What is needed | From the listing below, extract each entry exactly as written, minus the images.

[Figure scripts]
## BEGIN
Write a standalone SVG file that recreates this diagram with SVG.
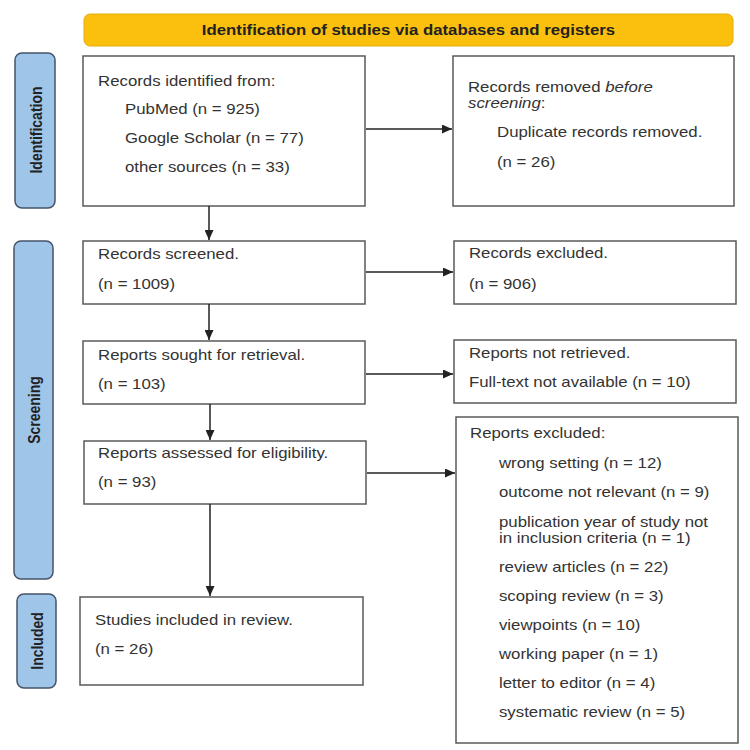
<svg xmlns="http://www.w3.org/2000/svg" width="750" height="750" viewBox="0 0 750 750">
<defs>
<style>
.box{fill:#fff;stroke:#595959;stroke-width:1.5}
.side{fill:#9fc5e8;stroke:#44546a;stroke-width:1.5}
.hdr{fill:#fbc00d;stroke:#e3ac0a;stroke-width:1}
text{font-family:"Liberation Sans",Arial,sans-serif;font-size:14px;fill:#333}
.b{font-weight:bold;fill:#222}
.lbl{font-weight:bold;fill:#222;text-anchor:middle}
.con{stroke:#222;stroke-width:1.5;fill:none;marker-end:url(#ah)}
</style>
<marker id="ah" markerUnits="userSpaceOnUse" markerWidth="10" markerHeight="9" refX="10" refY="4.5" orient="auto">
<path d="M0,0 L10,4.5 L0,9 Z" fill="#222"/>
</marker>
</defs>
<rect width="750" height="750" fill="#fff"/>

<g id="header">
<rect class="hdr" x="84" y="14" width="649" height="32" rx="6"/>
<g transform="scale(1.2 1)"><text class="b" x="340.4" y="35" text-anchor="middle">Identification of studies via databases and registers</text></g>
</g>

<g id="label-identification">
<rect class="side" x="15" y="53" width="40" height="155" rx="7"/>
<text class="lbl" transform="translate(41.5 130) scale(1.2 1) rotate(-90)">Identification</text>
</g>
<g id="label-screening">
<rect class="side" x="14" y="241" width="39" height="338" rx="7"/>
<text class="lbl" transform="translate(39.5 410) scale(1.2 1) rotate(-90)">Screening</text>
</g>
<g id="label-included">
<rect class="side" x="17" y="594" width="39" height="94" rx="7"/>
<text class="lbl" transform="translate(42.5 641) scale(1.2 1) rotate(-90)">Included</text>
</g>

<g id="records-identified">
<rect class="box" x="83" y="56" width="282" height="150"/>
<g transform="scale(1.2 1)">
<text x="81.7" y="86">Records identified from:</text>
<text x="104.2" y="114">PubMed (n = 925)</text>
<text x="104.2" y="143">Google Scholar (n = 77)</text>
<text x="104.2" y="172">other sources (n = 33)</text>
</g>
</g>

<g id="records-removed">
<rect class="box" x="453" y="56" width="281" height="150"/>
<g transform="scale(1.2 1)">
<text x="390" y="92">Records removed <tspan font-style="italic">before</tspan></text>
<text x="390" y="108"><tspan font-style="italic">screening</tspan>:</text>
<text x="414.2" y="137">Duplicate records removed.</text>
<text x="414.2" y="167">(n = 26)</text>
</g>
</g>

<g id="records-screened">
<rect class="box" x="83" y="241" width="282" height="63"/>
<g transform="scale(1.2 1)">
<text x="81.7" y="259">Records screened.</text>
<text x="81.7" y="289">(n = 1009)</text>
</g>
</g>

<g id="records-excluded">
<rect class="box" x="454" y="241" width="282" height="63"/>
<g transform="scale(1.2 1)">
<text x="390.8" y="258">Records excluded.</text>
<text x="390.8" y="289">(n = 906)</text>
</g>
</g>

<g id="reports-sought">
<rect class="box" x="83" y="341" width="282" height="63"/>
<g transform="scale(1.2 1)">
<text x="81.7" y="360">Reports sought for retrieval.</text>
<text x="81.7" y="389">(n = 103)</text>
</g>
</g>

<g id="reports-not-retrieved">
<rect class="box" x="454" y="340" width="282" height="63"/>
<g transform="scale(1.2 1)">
<text x="390.8" y="358">Reports not retrieved.</text>
<text x="390.8" y="387">Full-text not available (n = 10)</text>
</g>
</g>

<g id="reports-assessed">
<rect class="box" x="84" y="441" width="282" height="63"/>
<g transform="scale(1.2 1)">
<text x="81.7" y="458">Reports assessed for eligibility.</text>
<text x="81.7" y="487">(n = 93)</text>
</g>
</g>

<g id="reports-excluded">
<rect class="box" x="456" y="417" width="282" height="326"/>
<g transform="scale(1.2 1)">
<text x="391.7" y="438">Reports excluded:</text>
<text x="415.8" y="468">wrong setting (n = 12)</text>
<text x="415.8" y="497">outcome not relevant (n = 9)</text>
<text x="415.8" y="527">publication year of study not</text>
<text x="415.8" y="543">in inclusion criteria (n = 1)</text>
<text x="415.8" y="572">review articles (n = 22)</text>
<text x="415.8" y="601">scoping review (n = 3)</text>
<text x="415.8" y="630">viewpoints (n = 10)</text>
<text x="415.8" y="659">working paper (n = 1)</text>
<text x="415.8" y="688">letter to editor (n = 4)</text>
<text x="415.8" y="717">systematic review (n = 5)</text>
</g>
</g>

<g id="studies-included">
<rect class="box" x="80" y="597" width="283" height="88"/>
<g transform="scale(1.2 1)">
<text x="79.2" y="625">Studies included in review.</text>
<text x="79.2" y="654">(n = 26)</text>
</g>
</g>

<g id="connectors">
<line class="con" x1="366" y1="129" x2="452" y2="129"/>
<line class="con" x1="209" y1="206" x2="209" y2="240"/>
<line class="con" x1="366" y1="272" x2="453" y2="272"/>
<line class="con" x1="209" y1="304" x2="209" y2="340"/>
<line class="con" x1="366" y1="374" x2="453" y2="374"/>
<line class="con" x1="210" y1="404" x2="210" y2="440"/>
<line class="con" x1="367" y1="473" x2="455" y2="473"/>
<line class="con" x1="210" y1="504" x2="210" y2="596"/>
</g>
</svg>
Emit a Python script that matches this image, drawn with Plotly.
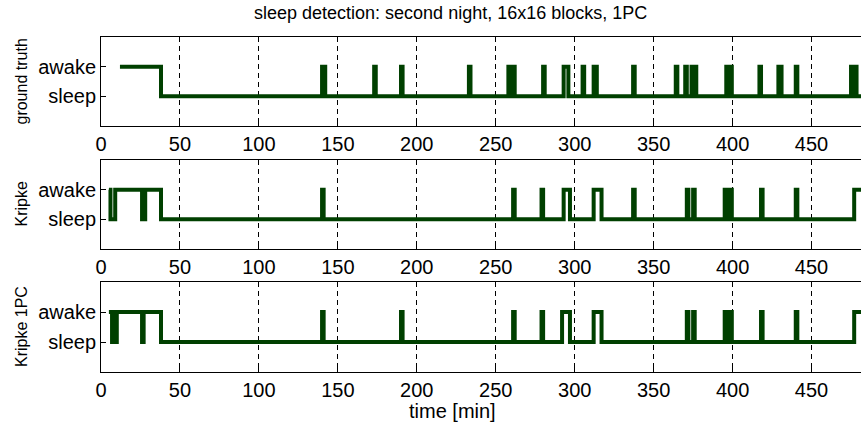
## END
Final result |
Write a standalone SVG file that recreates this diagram with SVG.
<svg xmlns="http://www.w3.org/2000/svg" width="750" height="750" viewBox="0 0 750 750">
<defs>
<style>
.box{fill:#fff;stroke:#595959;stroke-width:1.5}
.side{fill:#9fc5e8;stroke:#44546a;stroke-width:1.5}
.hdr{fill:#fbc00d;stroke:#e3ac0a;stroke-width:1}
text{font-family:"Liberation Sans",Arial,sans-serif;font-size:14px;fill:#333}
.b{font-weight:bold;fill:#222}
.lbl{font-weight:bold;fill:#222;text-anchor:middle}
.con{stroke:#222;stroke-width:1.5;fill:none;marker-end:url(#ah)}
</style>
<marker id="ah" markerUnits="userSpaceOnUse" markerWidth="10" markerHeight="9" refX="10" refY="4.5" orient="auto">
<path d="M0,0 L10,4.5 L0,9 Z" fill="#222"/>
</marker>
</defs>
<rect width="750" height="750" fill="#fff"/>

<g id="header">
<rect class="hdr" x="84" y="14" width="649" height="32" rx="6"/>
<g transform="scale(1.2 1)"><text class="b" x="340.4" y="35" text-anchor="middle">Identification of studies via databases and registers</text></g>
</g>

<g id="label-identification">
<rect class="side" x="15" y="53" width="40" height="155" rx="7"/>
<text class="lbl" transform="translate(41.5 130) scale(1.2 1) rotate(-90)">Identification</text>
</g>
<g id="label-screening">
<rect class="side" x="14" y="241" width="39" height="338" rx="7"/>
<text class="lbl" transform="translate(39.5 410) scale(1.2 1) rotate(-90)">Screening</text>
</g>
<g id="label-included">
<rect class="side" x="17" y="594" width="39" height="94" rx="7"/>
<text class="lbl" transform="translate(42.5 641) scale(1.2 1) rotate(-90)">Included</text>
</g>

<g id="records-identified">
<rect class="box" x="83" y="56" width="282" height="150"/>
<g transform="scale(1.2 1)">
<text x="81.7" y="86">Records identified from:</text>
<text x="104.2" y="114">PubMed (n = 925)</text>
<text x="104.2" y="143">Google Scholar (n = 77)</text>
<text x="104.2" y="172">other sources (n = 33)</text>
</g>
</g>

<g id="records-removed">
<rect class="box" x="453" y="56" width="281" height="150"/>
<g transform="scale(1.2 1)">
<text x="390" y="92">Records removed <tspan font-style="italic">before</tspan></text>
<text x="390" y="108"><tspan font-style="italic">screening</tspan>:</text>
<text x="414.2" y="137">Duplicate records removed.</text>
<text x="414.2" y="167">(n = 26)</text>
</g>
</g>

<g id="records-screened">
<rect class="box" x="83" y="241" width="282" height="63"/>
<g transform="scale(1.2 1)">
<text x="81.7" y="259">Records screened.</text>
<text x="81.7" y="289">(n = 1009)</text>
</g>
</g>

<g id="records-excluded">
<rect class="box" x="454" y="241" width="282" height="63"/>
<g transform="scale(1.2 1)">
<text x="390.8" y="258">Records excluded.</text>
<text x="390.8" y="289">(n = 906)</text>
</g>
</g>

<g id="reports-sought">
<rect class="box" x="83" y="341" width="282" height="63"/>
<g transform="scale(1.2 1)">
<text x="81.7" y="360">Reports sought for retrieval.</text>
<text x="81.7" y="389">(n = 103)</text>
</g>
</g>

<g id="reports-not-retrieved">
<rect class="box" x="454" y="340" width="282" height="63"/>
<g transform="scale(1.2 1)">
<text x="390.8" y="358">Reports not retrieved.</text>
<text x="390.8" y="387">Full-text not available (n = 10)</text>
</g>
</g>

<g id="reports-assessed">
<rect class="box" x="84" y="441" width="282" height="63"/>
<g transform="scale(1.2 1)">
<text x="81.7" y="458">Reports assessed for eligibility.</text>
<text x="81.7" y="487">(n = 93)</text>
</g>
</g>

<g id="reports-excluded">
<rect class="box" x="456" y="417" width="282" height="326"/>
<g transform="scale(1.2 1)">
<text x="391.7" y="438">Reports excluded:</text>
<text x="415.8" y="468">wrong setting (n = 12)</text>
<text x="415.8" y="497">outcome not relevant (n = 9)</text>
<text x="415.8" y="527">publication year of study not</text>
<text x="415.8" y="543">in inclusion criteria (n = 1)</text>
<text x="415.8" y="572">review articles (n = 22)</text>
<text x="415.8" y="601">scoping review (n = 3)</text>
<text x="415.8" y="630">viewpoints (n = 10)</text>
<text x="415.8" y="659">working paper (n = 1)</text>
<text x="415.8" y="688">letter to editor (n = 4)</text>
<text x="415.8" y="717">systematic review (n = 5)</text>
</g>
</g>

<g id="studies-included">
<rect class="box" x="80" y="597" width="283" height="88"/>
<g transform="scale(1.2 1)">
<text x="79.2" y="625">Studies included in review.</text>
<text x="79.2" y="654">(n = 26)</text>
</g>
</g>

<g id="connectors">
<line class="con" x1="366" y1="129" x2="452" y2="129"/>
<line class="con" x1="209" y1="206" x2="209" y2="240"/>
<line class="con" x1="366" y1="272" x2="453" y2="272"/>
<line class="con" x1="209" y1="304" x2="209" y2="340"/>
<line class="con" x1="366" y1="374" x2="453" y2="374"/>
<line class="con" x1="210" y1="404" x2="210" y2="440"/>
<line class="con" x1="367" y1="473" x2="455" y2="473"/>
<line class="con" x1="210" y1="504" x2="210" y2="596"/>
</g>
</svg>
Emit a Python script that matches this image, drawn with Plotly.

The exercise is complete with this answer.